Along with this framework, asking these seven questions can help optimize costs to improve efficiency:
- Eliminate: Can the cost be cut entirely from current or future spending?
- Simplify: Is it possible to reduce complexity by removing duplication?
- Utilize: Can existing resources offer expanded use or value?
- Standardize: Can common tasks and processes be defined or combined?
- Centralize: Can centralization help achieve economies of scale and improve leveraging of resources?
- Automate. Can manual procedures be reduced or eliminated?
- Renegotiate: Can the organization rationalize partner or provider portfolios or recalibrate business relationships?
The seven-question structure can be applied to people, process, technology and partner relationships. Applied to talent, it enables marketers to focus on better ways to use existing resources or standardize certain tasks to create capacity. For example, the questions can reveal opportunities to:
Eliminate overlapping roles and responsibilities.

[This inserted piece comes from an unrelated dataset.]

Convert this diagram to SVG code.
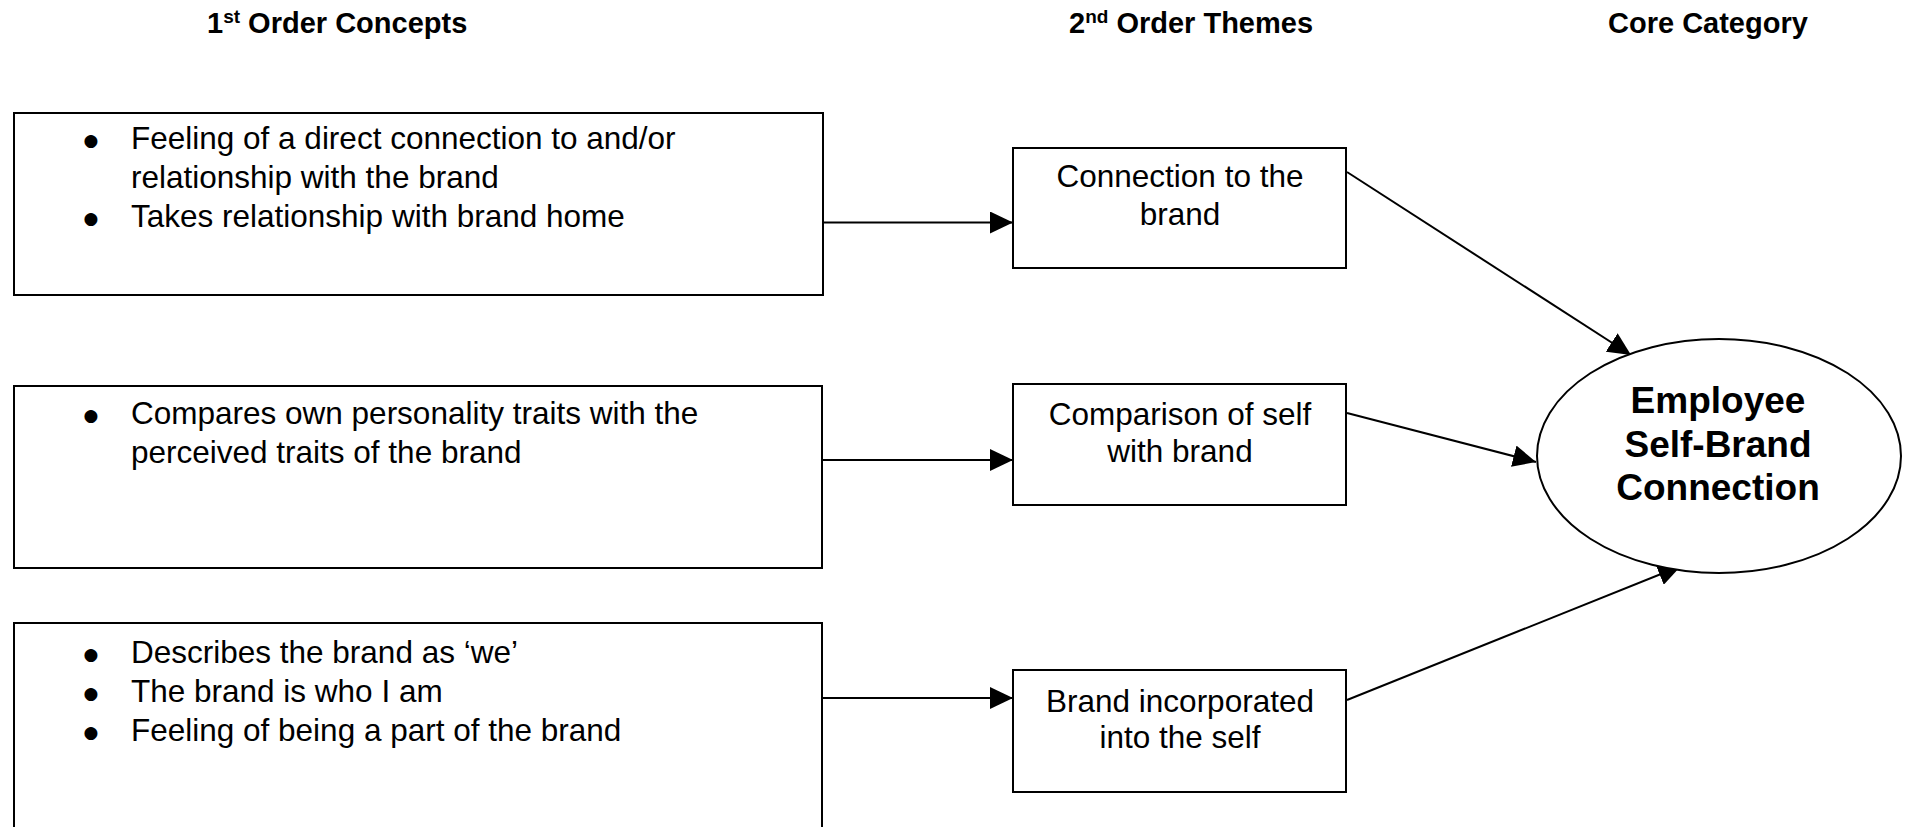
<svg xmlns="http://www.w3.org/2000/svg" width="1907" height="827" viewBox="0 0 1907 827">
  <style>
    text { font-family: "Liberation Sans", Arial, Helvetica, sans-serif; fill: #000; }
    .hdr { font-size: 29px; font-weight: bold; }
    .sup { font-size: 19px; }
    .item { font-size: 31.5px; }
    .bul { font-size: 17px; text-anchor: middle; font-family: "DejaVu Sans", sans-serif; }
    .theme { font-size: 31.5px; text-anchor: middle; }
    .core { font-size: 37px; font-weight: bold; text-anchor: middle; }
    .box { fill: #fff; stroke: #000; stroke-width: 2; }
    .link { fill: none; stroke: #000; stroke-width: 2; }
  </style>
  <defs>
    <marker id="arrow" markerUnits="userSpaceOnUse" markerWidth="24" markerHeight="22" viewBox="0 0 24 22" refX="23" refY="11" orient="auto">
      <path d="M0,0 L23,11 L0,22 z" fill="#000"/>
    </marker>
  </defs>

  <rect width="1907" height="827" fill="#fff"/>

  <!-- column headings -->
  <g id="headings">
    <text class="hdr" x="207" y="33">1<tspan class="sup" dy="-10">st</tspan><tspan dy="10"> Order Concepts</tspan></text>
    <text class="hdr" x="1069" y="33">2<tspan class="sup" dy="-10">nd</tspan><tspan dy="10"> Order Themes</tspan></text>
    <text class="hdr" x="1608" y="33">Core Category</text>
  </g>

  <!-- connectors -->
  <g id="connectors">
    <line class="link" x1="823" y1="222.5" x2="1013" y2="222.5" marker-end="url(#arrow)"/>
    <line class="link" x1="822" y1="460" x2="1013" y2="460" marker-end="url(#arrow)"/>
    <line class="link" x1="822" y1="698" x2="1013" y2="698" marker-end="url(#arrow)"/>
    <line class="link" x1="1347" y1="172" x2="1631" y2="355" marker-end="url(#arrow)"/>
    <line class="link" x1="1347" y1="413" x2="1536" y2="462" marker-end="url(#arrow)"/>
    <line class="link" x1="1347" y1="700" x2="1681" y2="566" marker-end="url(#arrow)"/>
  </g>

  <!-- first-order concepts -->
  <g id="concepts-connection">
    <rect class="box" x="14" y="113" width="809" height="182"/>
    <text class="bul" x="91" y="146">●</text>
    <text class="item" x="131" y="149">Feeling of a direct connection to and/or</text>
    <text class="item" x="131" y="188">relationship with the brand</text>
    <text class="bul" x="91" y="224">●</text>
    <text class="item" x="131" y="227">Takes relationship with brand home</text>
  </g>

  <g id="concepts-comparison">
    <rect class="box" x="14" y="386" width="808" height="182"/>
    <text class="bul" x="91" y="421">●</text>
    <text class="item" x="131" y="424">Compares own personality traits with the</text>
    <text class="item" x="131" y="463">perceived traits of the brand</text>
  </g>

  <g id="concepts-incorporation">
    <rect class="box" x="14" y="623" width="808" height="220"/>
    <text class="bul" x="91" y="660">●</text>
    <text class="item" x="131" y="663">Describes the brand as ‘we’</text>
    <text class="bul" x="91" y="699">●</text>
    <text class="item" x="131" y="702">The brand is who I am</text>
    <text class="bul" x="91" y="738">●</text>
    <text class="item" x="131" y="741">Feeling of being a part of the brand</text>
  </g>

  <!-- second-order themes -->
  <g id="theme-connection">
    <rect class="box" x="1013" y="148" width="333" height="120"/>
    <text class="theme" x="1180" y="187">Connection to the</text>
    <text class="theme" x="1180" y="225">brand</text>
  </g>

  <g id="theme-comparison">
    <rect class="box" x="1013" y="384" width="333" height="121"/>
    <text class="theme" x="1180" y="425">Comparison of self</text>
    <text class="theme" x="1180" y="462">with brand</text>
  </g>

  <g id="theme-incorporation">
    <rect class="box" x="1013" y="670" width="333" height="122"/>
    <text class="theme" x="1180" y="712">Brand incorporated</text>
    <text class="theme" x="1180" y="748">into the self</text>
  </g>

  <!-- core category -->
  <g id="core">
    <ellipse class="box" cx="1719" cy="456" rx="182" ry="117"/>
    <text class="core" x="1718" y="413">Employee</text>
    <text class="core" x="1718" y="457">Self-Brand</text>
    <text class="core" x="1718" y="500">Connection</text>
  </g>
</svg>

Now that you may be reassigning teams to a wider range of projects, determine exactly how much capacity you need to deliver the overall portfolio. Balance people’s roles accordingly: Although versatility can be useful, avoid excessive overlap and duplication of skills.
Standardize to reduce variability. Balance job components that can be standardized — such as performance objectives and measurements — with variable elements such as flexibility and creativity. Try to standardize skills across the team to reduce the need for specialist roles or support from external agencies.
Centralize critical skills and capacities. The key question to ask is where centralization can deliver better performance at lower cost. Marketing analytics is a great example of a skill that can be centralized by pooling analytics resources and building a unified approach across the business.
Automate manual or low-value work. Look for ways to leverage technology to automate processes, freeing up people to provide higher-value contributions.